### Supplied material
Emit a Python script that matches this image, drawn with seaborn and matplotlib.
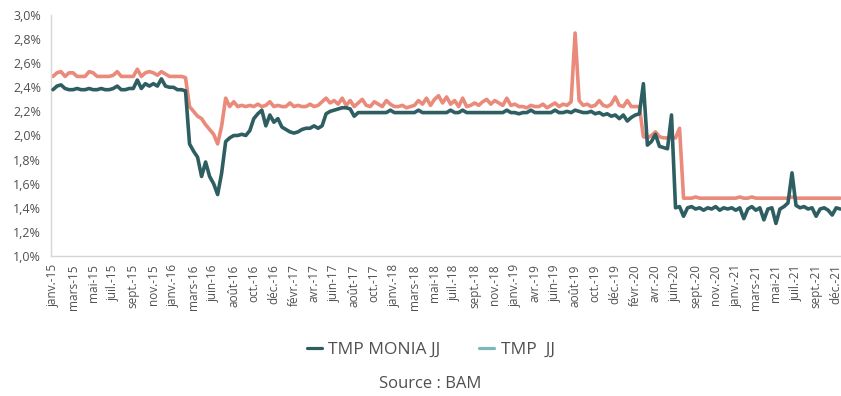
import numpy as np
import pandas as pd
import matplotlib
matplotlib.use("Agg")
import matplotlib.pyplot as plt
from matplotlib.lines import Line2D
from matplotlib.ticker import FuncFormatter
import seaborn as sns

# Overnight money-market rates (%), one reading per sampling step, Jan 2015 -> Dec 2021
monia_jj = [
    2.38, 2.41, 2.42, 2.39, 2.38, 2.38, 2.39, 2.38, 2.38, 2.39,
    2.38, 2.38, 2.39, 2.38, 2.38, 2.39, 2.41, 2.38, 2.38, 2.39,
    2.39, 2.46, 2.39, 2.43, 2.41, 2.43, 2.41, 2.47, 2.41, 2.40,
    2.40, 2.38, 2.38, 2.37, 1.93, 1.87, 1.82, 1.66, 1.78, 1.66,
    1.60, 1.51, 1.69, 1.95, 1.98, 2.00, 2.00, 2.01, 2.00, 2.04,
    2.14, 2.18, 2.21, 2.08, 2.17, 2.11, 2.14, 2.07, 2.05, 2.03,
    2.02, 2.03, 2.05, 2.06, 2.06, 2.08, 2.06, 2.08, 2.18, 2.20,
    2.21, 2.22, 2.23, 2.23, 2.22, 2.16, 2.19, 2.19, 2.19, 2.19,
    2.19, 2.19, 2.19, 2.19, 2.21, 2.19, 2.19, 2.19, 2.19, 2.19,
    2.19, 2.21, 2.19, 2.19, 2.19, 2.19, 2.19, 2.19, 2.19, 2.21,
    2.19, 2.19, 2.21, 2.19, 2.19, 2.19, 2.19, 2.19, 2.19, 2.19,
    2.19, 2.19, 2.19, 2.21, 2.19, 2.19, 2.18, 2.19, 2.19, 2.21,
    2.19, 2.19, 2.19, 2.19, 2.19, 2.21, 2.19, 2.19, 2.20, 2.19,
    2.21, 2.20, 2.19, 2.19, 2.20, 2.18, 2.19, 2.17, 2.18, 2.16,
    2.17, 2.14, 2.17, 2.12, 2.15, 2.17, 2.18, 2.43, 1.92, 1.95,
    2.01, 1.91, 1.90, 1.89, 2.17, 1.40, 1.41, 1.33, 1.40, 1.41,
    1.39, 1.40, 1.38, 1.40, 1.39, 1.41, 1.38, 1.40, 1.39, 1.40,
    1.38, 1.40, 1.31, 1.39, 1.41, 1.38, 1.40, 1.30, 1.39, 1.40,
    1.27, 1.39, 1.41, 1.44, 1.69, 1.42, 1.40, 1.41, 1.39, 1.40,
    1.33, 1.39, 1.40, 1.38, 1.34, 1.40, 1.39,
]

tmp_jj = [
    2.49, 2.52, 2.53, 2.49, 2.52, 2.52, 2.49, 2.49, 2.49, 2.53,
    2.52, 2.49, 2.49, 2.49, 2.49, 2.50, 2.53, 2.49, 2.49, 2.49,
    2.49, 2.55, 2.49, 2.52, 2.53, 2.52, 2.50, 2.53, 2.51, 2.49,
    2.49, 2.49, 2.49, 2.48, 2.24, 2.20, 2.16, 2.14, 2.09, 2.05,
    2.01, 1.93, 2.08, 2.31, 2.24, 2.28, 2.24, 2.25, 2.24, 2.25,
    2.24, 2.26, 2.24, 2.25, 2.28, 2.24, 2.25, 2.24, 2.24, 2.27,
    2.24, 2.25, 2.24, 2.24, 2.26, 2.24, 2.25, 2.28, 2.31, 2.27,
    2.29, 2.26, 2.31, 2.25, 2.29, 2.24, 2.27, 2.30, 2.25, 2.24,
    2.28, 2.26, 2.24, 2.29, 2.26, 2.24, 2.24, 2.25, 2.23, 2.24,
    2.25, 2.29, 2.26, 2.31, 2.25, 2.30, 2.33, 2.27, 2.32, 2.26,
    2.29, 2.24, 2.31, 2.24, 2.25, 2.27, 2.25, 2.28, 2.30, 2.26,
    2.29, 2.27, 2.25, 2.31, 2.25, 2.26, 2.24, 2.24, 2.23, 2.25,
    2.24, 2.24, 2.26, 2.23, 2.25, 2.27, 2.24, 2.26, 2.25, 2.28,
    2.85, 2.29, 2.25, 2.26, 2.24, 2.25, 2.29, 2.25, 2.24, 2.26,
    2.32, 2.25, 2.24, 2.29, 2.24, 2.24, 2.24, 1.99, 1.98, 2.00,
    2.03, 1.99, 1.98, 1.98, 1.98, 1.98, 2.06, 1.48, 1.48, 1.48,
    1.49, 1.48, 1.48, 1.48, 1.48, 1.48, 1.48, 1.48, 1.48, 1.48,
    1.48, 1.49, 1.48, 1.48, 1.49, 1.48, 1.48, 1.48, 1.48, 1.48,
    1.48, 1.48, 1.48, 1.48, 1.49, 1.48, 1.48, 1.48, 1.48, 1.48,
    1.48, 1.48, 1.48, 1.48, 1.48, 1.48, 1.48,
]

month_labels = [
    "janv.-15", "mars-15", "mai-15", "juil.-15", "sept.-15", "nov.-15",
    "janv.-16", "mars-16", "juin-16", "août-16", "oct.-16", "déc.-16",
    "févr.-17", "avr.-17", "juin-17", "août-17", "oct.-17", "janv.-18",
    "mars-18", "mai-18", "juil.-18", "sept.-18", "nov.-18", "janv.-19",
    "avr.-19", "juin-19", "août-19", "oct.-19", "déc.-19", "févr.-20",
    "avr.-20", "juin-20", "sept.-20", "nov.-20", "janv.-21", "mars-21",
    "mai-21", "juil.-21", "sept.-21", "déc.-21",
]
label_step = 5  # observations between two axis labels

series_names = ["TMP MONIA JJ", "TMP  JJ"]

TEAL = "#2e5e62"
SALMON = "#ea8a7b"
LEGEND_LIGHT = "#7bb9bd"
GREY_TXT = "#505050"
AXIS_GREY = "#d6d6d6"

sns.set_style("white")
plt.rcParams["font.family"] = ["Open Sans", "DejaVu Sans"]

df = pd.DataFrame({
    "obs": np.arange(len(monia_jj)),
    "monia": monia_jj,
    "tmp": tmp_jj,
})

fig = plt.figure(figsize=(8.41, 3.96), dpi=100)
ax = fig.add_axes([0.0606, 0.3535, 0.9394, 0.6087])

sns.lineplot(data=df, x="obs", y="tmp", ax=ax, color=SALMON, lw=2.6,
             solid_joinstyle="round", zorder=2)
sns.lineplot(data=df, x="obs", y="monia", ax=ax, color=TEAL, lw=2.6,
             solid_joinstyle="round", zorder=3)

ax.set_ylim(1.0, 3.0)
ax.set_yticks(np.arange(1.0, 3.01, 0.2))
ax.yaxis.set_major_formatter(FuncFormatter(lambda v, _: f"{v:.1f}%".replace(".", ",")))
ax.set_xlim(-0.5, len(monia_jj) - 0.8)
ax.set_xticks(np.arange(len(month_labels)) * label_step)
ax.set_xticklabels(month_labels, rotation=90)
ax.set_xlabel("")
ax.set_ylabel("")

ax.tick_params(axis="y", labelsize=9, colors=GREY_TXT, length=4, width=0.8,
               color=AXIS_GREY, pad=3)
ax.tick_params(axis="x", labelsize=8.5, colors=GREY_TXT, length=0, pad=6)
for side in ("top", "right"):
    ax.spines[side].set_visible(False)
for side in ("left", "bottom"):
    ax.spines[side].set_color(AXIS_GREY)
    ax.spines[side].set_linewidth(1.0)

handles = [Line2D([], [], color=TEAL, lw=2.3), Line2D([], [], color=LEGEND_LIGHT, lw=2.3)]
fig.legend(handles, series_names, loc="center", bbox_to_anchor=(0.512, 1 - 350 / 396),
           ncol=2, frameon=False, fontsize=12.5, handlelength=0.9, handletextpad=0.35,
           columnspacing=2.2, labelcolor=GREY_TXT)

fig.text(0.512, 1 - 384 / 396, "Source : BAM", ha="center", va="center",
         fontsize=12, color=GREY_TXT)

fig.savefig("out.png", dpi=100)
######
- **The task**:
Reproduce exactly the run of lines that opens the listing and closes with the line holding "import seaborn as sns". Pictures are excluded.

- **Answer to this exercise**:
Emit a Python script that matches this image, drawn with seaborn and matplotlib.
import numpy as np
import pandas as pd
import matplotlib
matplotlib.use("Agg")
import matplotlib.pyplot as plt
from matplotlib.lines import Line2D
from matplotlib.ticker import FuncFormatter
import seaborn as sns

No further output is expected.